NUGGETS OF GOLD a monthly Blog by David Nofziger
Men are Unilateral Women are Bilateral
December 1, 2020
Most of you looking at this title are probably thinking, “What in the world does that mean?” I first heard this phrase over 20 years ago, and after many years of counseling married couples, I have often found the saying to be true. This phrase defines one of the many differences between the sexes. In general, men tend to be focused on self-reliance and personal well-being, while women, in general, tend to be more focused on caregiving and the well-being of others. Notice, in both cases, that I have used the phrase “in general” because this is not always true, but is often the case. Both of these traits are good and not to be judged as wrong. They are merely common differences.
Throughout the ages, men were the warriors, the hunters, and the providers. God created them to be self-reliant to be able to survive. Men desire to see themselves as conquerors and must not show weakness or vulnerability. Self-reliance is imperative in battle or plowing through a dog-eat-dog world, which is key to success and victory. But those same traits can be frustrating to wives who want their husbands to be strong leaders while also desiring a mate who can communicate feelings and be vulnerable. It is hard for most men to master both of these skills – being tough and tender.
Woman, throughout the ages, were the mothers, nurturers, and homemakers. God created them to give birth, care for children, be sensitive to needs, and empathize with others’ feelings to bring harmony. These traits are crucial for providing a safe home environment where children can confidently grow into healthy adults and navigate in a world with many challenges. But those same traits can be frustrating to husbands who want their wives to be loving mothers but don’t want to be mothered themselves. Men are often insensitive to their partner’s needs, and rather than empathizing, often focus more on trying to “fix” her problems. This is frustrating to many wives and difficult for men to understand. These differences are avenues of conflict in many marriages.
Now we move from history into the present. The twenty-first-century western culture tends to emphasize that there is no difference between men and women. Please understand me; men and women are fully equal in the eyes of God and should be seen as fully equal in society. In that sense, there is no difference between men and women as the Apostle Paul so eloquently stated over 2,000 years ago, “There is neither Jew nor Greek, there is neither slave nor free, there is neither male nor female; for you are all one in Christ Jesus” (Galatians 3:38).
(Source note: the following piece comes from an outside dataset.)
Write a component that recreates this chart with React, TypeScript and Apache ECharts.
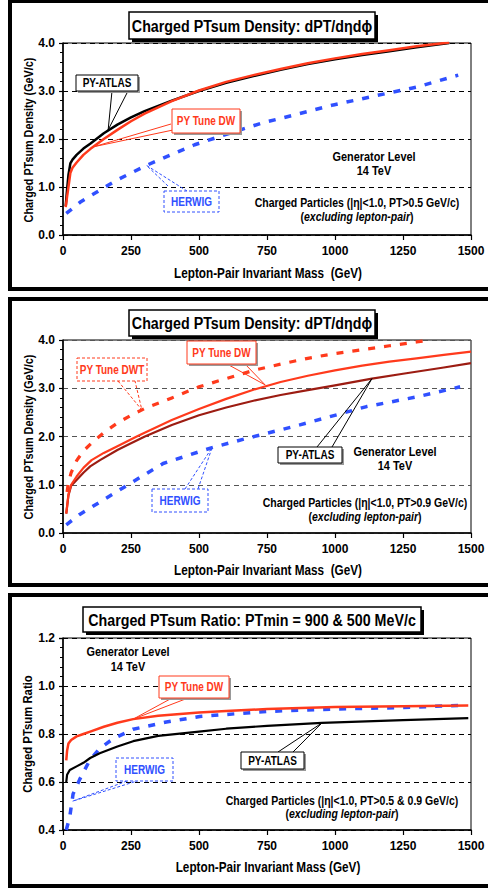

But even though we are fully equal, it does not imply that there are no differences.
To help reduce conflict in marriage, we need to understand these differences so that married couples can begin working together better as a team. Dr. John Gray, a relational psychologist, wrote the book, “Men are from Mars Women are from Venus.” He expounds on many differences between the sexes. In the introduction, he writes a humorous but insightful guide to understand why they are different. In the beginning, Men were from Mars. They looked through their telescopes one day and caught a glimpse of the Venusians and liked what they saw. They sent a quick message to see if they could get together and meet. The Venusians replied and suggested that they meet halfway. At first, everything went well as they understood that they were from two different planets. As the generations went by, they forgot that they were very different and started assuming that they were the same, and then the conflicts began.
I would recommend this book to anyone who would desire to understand the opposite sex – especially your spouse. However, I always give a critique of the book. Do not use an understanding of the differences to justify your male or female behavior. The book may help your spouse understand you better, which can help with conflict. But to succeed in building a great marriage, you need to begin adjusting your behavior in a way that better meets your mate’s needs.
Therefore, let me offer several adjustments that you can work on to help bridge the relationship gap between unilateral and bilateral thinking:
Men who desire to be independent have to work hard at being interdependent with their mates. As a husband, you have to learn essential skills, such as empathy and partnership. Discover that you do not have to fix her problems; allow her to share and let her know that you understand how she feels. Plus, as hard as it is to be vulnerable, this is a crucial skill needed to breed safety and communication in marriage. Get in touch with your feelings and learn how to communicate them to your spouse. A woman’s greatest need is to be loved because she naturally thinks in terms of the relationship (bilateral thinking).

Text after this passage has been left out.